Why Are Payments Arriving Early?
Federal pension payments typically land in bank accounts near the end of each month, with the 2026 schedule showing dates between the 25th and 29th. However, the December payment is consistently moved forward. This adjustment ensures recipients have access to their funds before potential postal and banking disruptions during the year-end holidays and closures.
The next payment after this early December deposit is scheduled for January 28, 2026.
Eligibility and Payment Details
Understanding who qualifies for these benefits and how much they can expect is crucial for retirees.
To be eligible for CPP, individuals must be at least 60 years old and retired, with a history of making at least one contribution to the plan during their working years. The benefit continues for life. It is important to note that Quebec administers its own separate pension plan, the QPP.
Old Age Security benefits begin at age 65. Eligibility requires having lived in Canada for at least 10 years after turning 18. Canadians living abroad may still qualify if they were a citizen or legal resident when they left and resided in Canada for at least 20 years post-age 18.
Payment Amounts and Upcoming Increases
The amount received from CPP varies based on an individual's average career earnings and the age they started collecting. For 2025, the maximum monthly payment for a retiree at age 65 was $1,433.
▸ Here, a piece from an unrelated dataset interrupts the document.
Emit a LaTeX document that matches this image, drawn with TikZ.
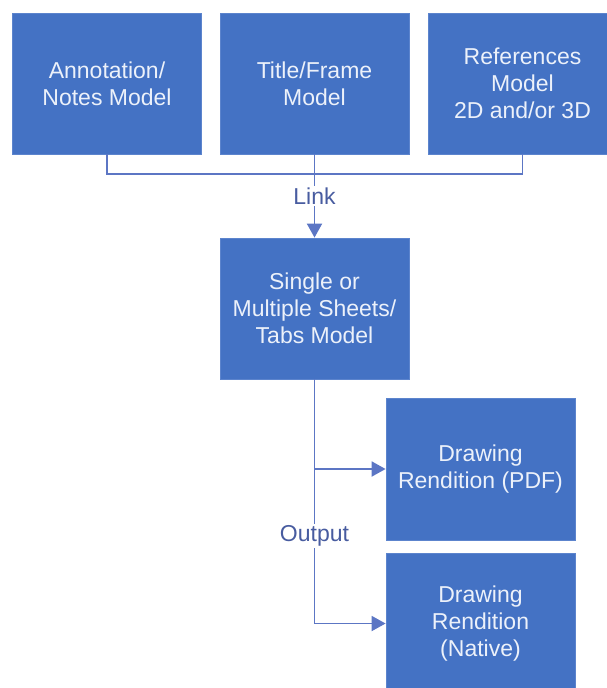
\documentclass[tikz,border=0pt]{standalone}
\usepackage{fontspec}
\setmainfont{Liberation Sans}
\usetikzlibrary{arrows.meta}
\definecolor{boxblue}{RGB}{68,114,196}
\definecolor{boxedge}{RGB}{92,132,205}
\definecolor{lineblue}{RGB}{92,118,196}
\definecolor{labelblue}{RGB}{72,92,160}
\definecolor{boxtext}{RGB}{236,241,250}
\begin{document}
\begin{tikzpicture}[x=1pt,y=-1pt,
  box/.style={fill=boxblue, draw=boxedge, line width=0.8pt, minimum width=189pt,
    minimum height=141pt, inner sep=0pt, text=boxtext, align=center,
    font=\fontsize{23}{27}\selectfont},
  conn/.style={draw=lineblue, line width=1.9pt},
  arr/.style={conn, -{Triangle[length=14pt,width=15pt]}},
  lbl/.style={fill=white, text=labelblue, inner sep=2pt,
    font=\fontsize{23}{27}\selectfont}]
\useasboundingbox (0,0) rectangle (606,688);
% top row
\node[box] (A) at (107,83.5) {Annotation/\\Notes Model};
\node[box] (B) at (314.5,83.5) {Title/Frame\\Model};
\node[box] (C) at (522.5,83.5) {References\\Model\\2D and/or 3D};
% middle
\node[box] (M) at (314.5,308.5) {Single or\\Multiple Sheets/\\Tabs Model};
% outputs
\node[box, minimum height=142pt] (D) at (480.5,469) {Drawing\\Rendition (PDF)};
\node[box] (E) at (480.5,623.5) {Drawing\\Rendition\\(Native)};
% link connectors
\draw[conn] (A.south) -- ++(0,20) -| (C.south);
\draw[arr] (B.south) -- (M.north);
\node[lbl] (link) at (314.5,196) {Link};
% output connectors
\draw[arr] (M.south) |- (E.west);
\draw[arr] (M.south |- D.west) -- (D.west);
\node[lbl] (out) at (314.5,536) {Output};
\end{tikzpicture}
\end{document}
OAS payments also depend on factors like residency duration. The maximum monthly payment for those aged 65 to 74 in 2025 was $740.09. This amount sees a 10 per cent increase at age 75, rising to $814.10 per month.
Good news awaits pensioners in the new year. CPP payments will increase by 2 per cent starting in January 2026. OAS payments will see a smaller quarterly adjustment of 0.3 per cent, which compounds to an effective annual increase of approximately 2 per cent since January 2025.
How the Plans Are Funded
The funding mechanisms for CPP and OAS differ significantly. Employees and employers jointly fund CPP through payroll deductions. For the current year, the contribution rate is 5.95 per cent on earnings up to $71,300, with a maximum annual contribution of $4,034.10. Self-employed individuals are responsible for the full combined amount.
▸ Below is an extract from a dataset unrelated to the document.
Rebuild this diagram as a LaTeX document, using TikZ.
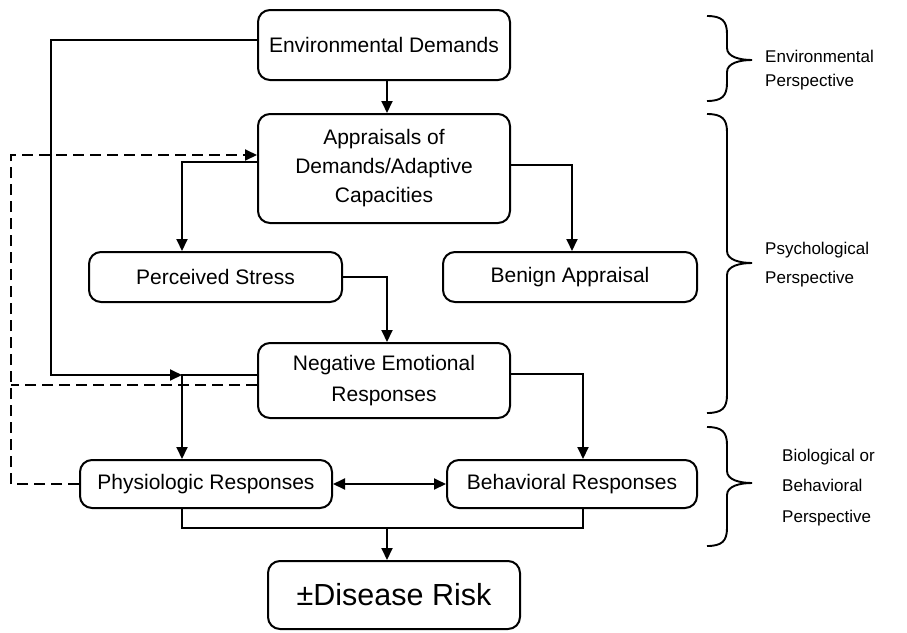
\documentclass[tikz,border=0pt]{standalone}
\usepackage{fontspec}
\setmainfont{Liberation Sans}
\usetikzlibrary{arrows.meta,calc}
\newcommand\persbrace[3]{\draw[bracestyle] (707,#1) .. controls (722,#1) and (727,{#1+5}) .. (727,{#1+18}) -- (727,{#2-12}) .. controls (727,{#2-3}) and (740,#2) .. (752,#2) .. controls (740,#2) and (727,{#2+3}) .. (727,{#2+12}) -- (727,{#3-18}) .. controls (727,{#3-5}) and (722,#3) .. (707,#3);}
\begin{document}
\begin{tikzpicture}[x=1pt,y=-1pt,
  box/.style={draw, line width=2pt, rounded corners=12pt, align=center, inner sep=0pt, font=\fontsize{21}{29}\selectfont},
  conn/.style={line width=1.9pt},
  arr/.style={conn, -{Triangle[length=12pt,width=11pt]}},
  arrtwo/.style={conn, {Triangle[length=12pt,width=11pt]}-{Triangle[length=12pt,width=11pt]}},
  dsh/.style={conn, dash pattern=on 11pt off 6pt},
  dsharr/.style={dsh, -{Triangle[length=12pt,width=11pt]}},
  persp/.style={anchor=west, align=left, inner sep=0pt},
  bracestyle/.style={line width=1.9pt}
]
\useasboundingbox (0,0) rectangle (907,632);

% boxes
\node[box, minimum width=252pt, minimum height=70pt] (env) at (384,45) {Environmental Demands};
\node[box, minimum width=252pt, minimum height=109pt] (appr) at (384,168.5) {Appraisals of\\Demands/Adaptive\\Capacities};
\node[box, minimum width=253pt, minimum height=50pt] (ps) at (215.5,277) {Perceived Stress};
\node[box, minimum width=254pt, minimum height=50pt] (ben) at (570,277) {Benign Appraisal};
\node[box, minimum width=252pt, minimum height=75pt, font=\fontsize{21}{31}\selectfont] (neg) at (384,380.5) {Negative Emotional\\Responses};
\node[box, minimum width=252pt, minimum height=48pt] (phys) at (206,484) {Physiologic Responses};
\node[box, minimum width=250pt, minimum height=48pt] (beh) at (572,484) {Behavioral Responses};
\node[box, minimum width=252pt, minimum height=68pt, font=\fontsize{30.5}{36}\selectfont] (dis) at (394,595) {±Disease Risk};

% column coordinates
\coordinate (xL) at (51,0);
\coordinate (xD) at (11,0);
\coordinate (xA) at (182,0);
\coordinate (xB) at (387,0);
\coordinate (xC) at (572,0);
\coordinate (xR) at (583,0);
\coordinate (jneg) at (182,375);
\coordinate (jbot) at (387,528);
\coordinate (dtop) at ([yshift=13.5pt]appr.west);
\coordinate (dneg) at ([yshift=-4.5pt]neg.west);

% connectors
\draw[arr] (xB |- env.south) -- (xB |- appr.north);
\draw[arr] ([yshift=5pt]env.west) -| (xL |- jneg) -- (jneg);
\draw[arr] ([yshift=5.5pt]neg.west) -- (jneg) -- (jneg |- phys.north);
\draw[dsh] (dneg) -- (xD |- dneg);
\draw[dsharr] (phys.west) -| (xD |- dtop) -- (dtop);
\draw[arr] ([yshift=6.5pt]appr.west) -| (xA |- ps.north);
\draw[arr] ([yshift=3.5pt]appr.east) -| (xC |- ben.north);
\draw[arr] (ps.east) -| (xB |- neg.north);
\draw[arr] ([yshift=6.5pt]neg.east) -| (xR |- beh.north);
\draw[arrtwo] (phys.east) -- (beh.west);
\draw[conn] (xA |- phys.south) |- (xR |- jbot) -- (xR |- beh.south);
\draw[arr] (jbot) -- (jbot |- dis.north);

% braces
\persbrace{16}{60}{101}
\persbrace{114}{263}{413}
\persbrace{427}{483}{546}

% perspective labels
\node[persp, font=\fontsize{17}{24}\selectfont] (lenv) at (765,70) {Environmental\\Perspective};
\node[persp, font=\fontsize{17}{29}\selectfont] (lpsy) at (765,265) {Psychological\\Perspective};
\node[persp, font=\fontsize{17}{30.5}\selectfont] (lbio) at (782,487.5) {Biological or\\Behavioral\\Perspective};
\end{tikzpicture}
\end{document}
In contrast, OAS is funded from the federal government's general tax revenues, meaning there is no specific payroll deduction earmarked for it.
A unique provision allows individuals under 70 who are still working to both contribute to CPP and receive benefits from it simultaneously. These continued contributions can lead to a higher pension payout upon full retirement. Mandatory contributions cease at age 70, regardless of employment status.
This early disbursement provides financial certainty for retirees as they navigate the festive season and plan for the year ahead.